Jack Apperley and Epsom Chamber Choir

Music for our times


Shelagh Godwin reviews last Saturday’s Epsom Chamber Choir concert at St Martin’s Church.

Imagine writing a piece that means a lot to you and then never hearing it performed. This was the fate of Maximilian Steinberg’s Passion Week. Composed in the 1920s just as the Soviet regime was banning any religious music, the piece was published in Paris at the behest of the composer in 1927, and scores eventually made it to the United States, but it was not until 2014 that a complete performance and an award-winning recording took place. It has had its enthusiasts since, one of whom, Epsom Chamber Choir’s conductor Jack Apperley, presented a performance on Saturday 23rd March in St Martin’s Parish Church in Epsom.

Based largely on Russian Orthodox chants, Passion Week could not be more different from the sacred music composed by Steinberg’s contemporary and fellow-student Igor Stravinsky. Indeed, it draws more from the influence of his father-in-law Rimsky-Korsakov. It is more reflective in mood than Rachmaninov’s more celebrated Vespers, and the stepwise movement of Orthodox chant pervades the work and the general mood. The texts are Church Slavonic hymns for Holy Week, and are reflective tableaux rather than narrative. The eleven sections tend to sound somewhat the same, but there are great moments, enhanced on Saturday by the Epsom Chamber Choir’s well-co-ordinated ensemble and effective use of excellent soloists from within the choir.

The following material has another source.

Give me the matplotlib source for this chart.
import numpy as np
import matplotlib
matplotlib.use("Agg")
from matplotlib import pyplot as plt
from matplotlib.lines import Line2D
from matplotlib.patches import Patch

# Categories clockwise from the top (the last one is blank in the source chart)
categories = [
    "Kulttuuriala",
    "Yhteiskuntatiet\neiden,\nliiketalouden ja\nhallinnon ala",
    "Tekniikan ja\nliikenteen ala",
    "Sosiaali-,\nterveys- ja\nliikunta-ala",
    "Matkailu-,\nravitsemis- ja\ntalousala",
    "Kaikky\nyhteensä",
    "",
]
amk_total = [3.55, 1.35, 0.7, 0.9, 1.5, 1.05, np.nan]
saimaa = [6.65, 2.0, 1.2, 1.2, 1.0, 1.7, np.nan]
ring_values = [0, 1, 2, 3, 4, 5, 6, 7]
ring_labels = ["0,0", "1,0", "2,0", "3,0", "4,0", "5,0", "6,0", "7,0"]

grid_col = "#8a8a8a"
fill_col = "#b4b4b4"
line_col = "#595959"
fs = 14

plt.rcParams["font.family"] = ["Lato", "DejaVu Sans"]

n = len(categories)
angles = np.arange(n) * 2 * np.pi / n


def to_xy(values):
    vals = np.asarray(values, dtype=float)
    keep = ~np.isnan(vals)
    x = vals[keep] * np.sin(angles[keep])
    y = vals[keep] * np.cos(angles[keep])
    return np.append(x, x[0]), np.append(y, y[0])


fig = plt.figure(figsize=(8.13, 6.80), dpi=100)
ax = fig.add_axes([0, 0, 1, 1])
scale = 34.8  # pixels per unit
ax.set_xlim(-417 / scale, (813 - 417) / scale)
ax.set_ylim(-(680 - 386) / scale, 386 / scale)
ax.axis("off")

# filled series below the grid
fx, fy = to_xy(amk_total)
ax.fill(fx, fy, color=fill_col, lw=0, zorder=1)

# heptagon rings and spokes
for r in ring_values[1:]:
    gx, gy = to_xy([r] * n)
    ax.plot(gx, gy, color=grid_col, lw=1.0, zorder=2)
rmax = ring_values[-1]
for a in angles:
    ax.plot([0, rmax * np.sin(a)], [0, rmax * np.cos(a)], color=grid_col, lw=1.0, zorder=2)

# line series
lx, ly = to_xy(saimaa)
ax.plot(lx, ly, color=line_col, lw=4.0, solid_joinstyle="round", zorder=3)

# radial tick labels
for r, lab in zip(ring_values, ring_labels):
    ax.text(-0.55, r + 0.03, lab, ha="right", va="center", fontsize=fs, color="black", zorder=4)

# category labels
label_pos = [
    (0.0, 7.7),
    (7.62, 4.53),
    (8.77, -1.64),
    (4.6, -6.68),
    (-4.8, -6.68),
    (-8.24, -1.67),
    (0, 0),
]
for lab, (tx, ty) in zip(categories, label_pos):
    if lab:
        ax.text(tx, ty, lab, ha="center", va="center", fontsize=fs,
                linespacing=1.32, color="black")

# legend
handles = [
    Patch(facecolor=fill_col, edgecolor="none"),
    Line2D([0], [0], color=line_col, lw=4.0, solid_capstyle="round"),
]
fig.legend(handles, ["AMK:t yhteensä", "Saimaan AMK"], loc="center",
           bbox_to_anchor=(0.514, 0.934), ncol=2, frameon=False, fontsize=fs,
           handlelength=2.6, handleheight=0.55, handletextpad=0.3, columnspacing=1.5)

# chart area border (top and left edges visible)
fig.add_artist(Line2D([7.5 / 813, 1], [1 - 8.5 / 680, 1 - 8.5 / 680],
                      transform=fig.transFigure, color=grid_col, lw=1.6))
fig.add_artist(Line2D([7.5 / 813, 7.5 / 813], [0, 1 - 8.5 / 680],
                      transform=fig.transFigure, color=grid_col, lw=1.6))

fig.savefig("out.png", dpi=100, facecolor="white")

Like much Russian choral music of the time, it abounds in low notes for the basses, who dealt with that challenge magnificently.

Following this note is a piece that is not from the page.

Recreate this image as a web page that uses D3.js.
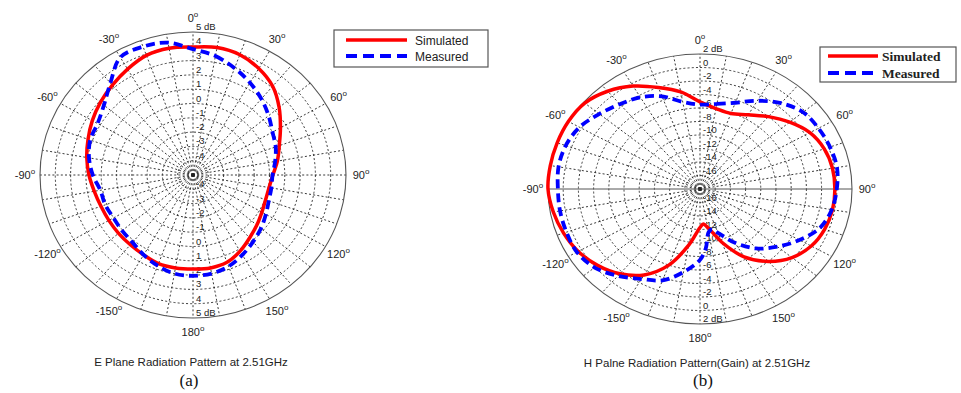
<!DOCTYPE html>
<html><head><meta charset="utf-8">
<script src="https://cdn.jsdelivr.net/npm/d3@7"></script>
<style>body{margin:0;background:#fff}svg{display:block}</style>
</head><body><svg id="c" width="961" height="393"></svg>
<script>
// ---------- data ----------
const anglesA = d3.range(0, 360, 10);
const simulatedA = [3.95,4.05,3.95,3.6,3.1,2.35,1.6,1.0,0.6,0.22,0.05,0.05,0.2,0.45,0.75,1.15,1.5,1.6,1.57,1.6,1.6,1.45,1.37,1.35,1.35,1.4,1.55,1.8,2.05,2.3,2.6,2.9,3.2,3.55,3.9,4.0];
const measuredA  = [3.8,3.45,2.95,2.45,1.95,1.45,1.0,0.75,0.45,0.2,0.2,0.27,0.5,0.8,1.1,1.45,1.8,2.0,2.05,2.0,1.75,1.45,1.15,1.05,1.0,1.1,1.15,1.55,1.9,2.15,2.2,2.6,3.4,4.5,4.55,4.4];
const ringTicksA = [-4,-3,-2,-1,0,1,2,3,4,5];
const ringLabelsA = ["-4","-3","-2","-1","0","1","2","3","4","5 dB"];

const anglesB = [0,10,20,30,40,50,60,70,80,90,100,110,120,130,140,150,160,165,170,175,180,190,200,210,220,230,240,250,260,270,280,290,300,310,320,330,340,350];
const simulatedB = [-5.1,-5.9,-6.1,-5.3,-4.0,-2.6,-1.3,-0.6,-0.3,-0.25,-0.3,-0.55,-1.1,-2.2,-4.0,-6.4,-9.6,-11.2,-12.2,-12.8,-12.3,-9.6,-6.0,-3.3,-1.6,-0.4,0.5,1.1,1.6,2.0,2.0,2.0,2.0,1.8,0.9,-0.4,-2.0,-3.4];
const measuredB  = [-5.5,-5.2,-4.4,-2.9,-1.4,-0.3,0.0,0.2,0.3,0.0,-0.4,-1.2,-2.9,-4.7,-6.5,-8.8,-11.1,-11.8,-11.5,-9.2,-7.5,-5.5,-3.6,-2.6,-1.2,0.1,0.7,0.7,0.7,0.7,0.9,0.8,0.3,-0.7,-1.6,-2.3,-3.4,-4.9];
const ringTicksB = [-16,-14,-12,-10,-8,-6,-4,-2,0,2];
const ringLabelsB = ["-16","-14","-12","-10","-8","-6","-4","-2","0","2 dB"];

const angleTicks = [0,30,60,90,120,150,180,210,240,270,300,330];
const angleTickLabels = ["0","30","60","90","120","150","180","-150","-120","-90","-60","-30"];
const seriesNames = ["Simulated","Measured"];
const titleA = "E Plane Radiation Pattern at 2.51GHz";
const titleB = "H Palne Radiation Pattern(Gain) at 2.51GHz";
const panelLabels = ["(a)","(b)"];

// ---------- drawing ----------
const svg = d3.select("#c");
const angle = d3.scaleLinear().domain([0, 360]).range([0, 2 * Math.PI]);

function drawPolar(o) {
  const g = svg.append("g");
  const r = d3.scaleLinear().domain(o.domain).range([0, 1]);
  const px = (t, v) => o.cx + o.rx * r(v) * Math.sin(angle(t));
  const py = (t, v) => o.cy - o.ry * r(v) * Math.cos(angle(t));
  const dot = "2,2.2";
  g.selectAll("ellipse.ring").data(o.rings.slice(0, -1)).join("ellipse")
    .attr("cx", o.cx).attr("cy", o.cy)
    .attr("rx", d => o.rx * r(d)).attr("ry", d => o.ry * r(d))
    .attr("fill", "none").attr("stroke", "#222").attr("stroke-width", 0.9)
    .attr("stroke-dasharray", dot);
  g.selectAll("line.spoke").data(d3.range(0, 360, 10)).join("line")
    .attr("x1", o.cx).attr("y1", o.cy)
    .attr("x2", d => px(d, o.domain[1])).attr("y2", d => py(d, o.domain[1]))
    .attr("stroke", d => (o.solidH && (d === 90 || d === 270)) ? "#555" : "#222")
    .attr("stroke-width", d => (o.solidH && (d === 90 || d === 270)) ? 1 : 0.9)
    .attr("stroke-dasharray", d => (o.solidH && (d === 90 || d === 270)) ? null : dot);
  g.append("ellipse").attr("cx", o.cx).attr("cy", o.cy).attr("rx", o.rx).attr("ry", o.ry)
    .attr("fill", "none").attr("stroke", "#555").attr("stroke-width", 1.1);
  [0, 180].forEach(t => {
    g.selectAll(null).data(o.rings).join("text")
      .attr("x", o.cx + 3)
      .attr("y", d => py(t, d) - 2)
      .attr("font-family", "Liberation Sans, Arial, sans-serif")
      .attr("font-size", 9.5).attr("fill", "#222")
      .text((d, i) => o.ringLabels[i]);
  });
  const lab = g.selectAll(null).data(angleTicks).join("text")
    .attr("x", d => o.cx + (o.rx + 15) * Math.sin(angle(d)))
    .attr("y", d => o.cy - (o.ry + 14) * Math.cos(angle(d)) + 4)
    .attr("text-anchor", "middle")
    .attr("font-family", "Liberation Sans, Arial, sans-serif")
    .attr("font-size", 11).attr("fill", "#222");
  lab.append("tspan").text((d, i) => angleTickLabels[i]);
  lab.append("tspan").attr("dy", -5).attr("font-size", 8).text("o");
  const line = d3.line().curve(d3.curveCatmullRomClosed.alpha(0.5));
  const pts = vals => o.angles.map((t, i) => [px(t, vals[i]), py(t, vals[i])]);
  g.append("path").attr("d", line(pts(o.sim)))
    .attr("fill", "none").attr("stroke", "#ff0000").attr("stroke-width", 3.5)
    .attr("stroke-linejoin", "round");
  g.append("path").attr("d", line(pts(o.meas)))
    .attr("fill", "none").attr("stroke", "#0000ff").attr("stroke-width", 3.8)
    .attr("stroke-dasharray", "9,5");
}

drawPolar({cx: 193, cy: 175, rx: 153, ry: 143, domain: [-5, 5], rings: ringTicksA,
  ringLabels: ringLabelsA, angles: anglesA, sim: simulatedA, meas: measuredA, solidH: false});
drawPolar({cx: 700, cy: 189, rx: 152, ry: 135, domain: [-18, 2], rings: ringTicksB,
  ringLabels: ringLabelsB, angles: anglesB, sim: simulatedB, meas: measuredB, solidH: true});

function legend(o) {
  const g = svg.append("g");
  g.append("rect").attr("x", o.x).attr("y", o.y).attr("width", o.w).attr("height", o.h)
    .attr("fill", "#fff").attr("stroke", "#555").attr("stroke-width", 1.2);
  seriesNames.forEach((name, i) => {
    const y = o.y + o.y0 + i * o.dy;
    g.append("line").attr("x1", o.x + o.l0).attr("x2", o.x + o.l1).attr("y1", y).attr("y2", y)
      .attr("stroke", i ? "#0000ff" : "#ff0000").attr("stroke-width", i ? 4 : 3.5)
      .attr("stroke-dasharray", i ? "11,6" : null);
    g.append("text").attr("x", o.x + o.tx).attr("y", y + 4.5)
      .attr("font-family", o.font).attr("font-size", o.fs).attr("font-weight", o.fw)
      .attr("fill", "#222").text(name);
  });
}
legend({x: 334, y: 30, w: 154, h: 37, y0: 10, dy: 16, l0: 12, l1: 73, tx: 81,
  font: "Liberation Sans, Arial, sans-serif", fs: 12, fw: "normal"});
legend({x: 820, y: 47, w: 136, h: 35, y0: 9, dy: 17, l0: 8, l1: 58, tx: 62,
  font: "Liberation Serif, Times New Roman, serif", fs: 13.5, fw: "bold"});

svg.append("text").attr("x", 191).attr("y", 366).attr("text-anchor", "middle")
  .attr("font-family", "Liberation Sans, Arial, sans-serif").attr("font-size", 11.5)
  .attr("fill", "#222").text(titleA);
svg.append("text").attr("x", 697).attr("y", 367).attr("text-anchor", "middle")
  .attr("font-family", "Liberation Sans, Arial, sans-serif").attr("font-size", 11.5)
  .attr("fill", "#222").text(titleB);
svg.append("text").attr("x", 189).attr("y", 386).attr("text-anchor", "middle")
  .attr("font-family", "Liberation Serif, Times New Roman, serif").attr("font-size", 17)
  .attr("fill", "#111").text(panelLabels[0]);
svg.append("text").attr("x", 703).attr("y", 386).attr("text-anchor", "middle")
  .attr("font-family", "Liberation Serif, Times New Roman, serif").attr("font-size", 17)
  .attr("fill", "#111").text(panelLabels[1]);
</script></body></html>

Interspersed with the hymns of Passion Week were the five deeply moving spirituals from Tippett’s A Child of our Time, which received superb and moving performances from the choir.

A more unfamiliar interjection was Owain Park’s Phos hilaron (Hail gladdening Light), a complex setting of psalms and Greek liturgy. I say complex because it was very difficult to follow the words! It did achieve the desired effect, as did the extremely evocative encore, John Rutter’s heart-rending Prayer for Ukraine, sung in Ukrainian. Entirely appropriate in view of the tragedies of the previous few days.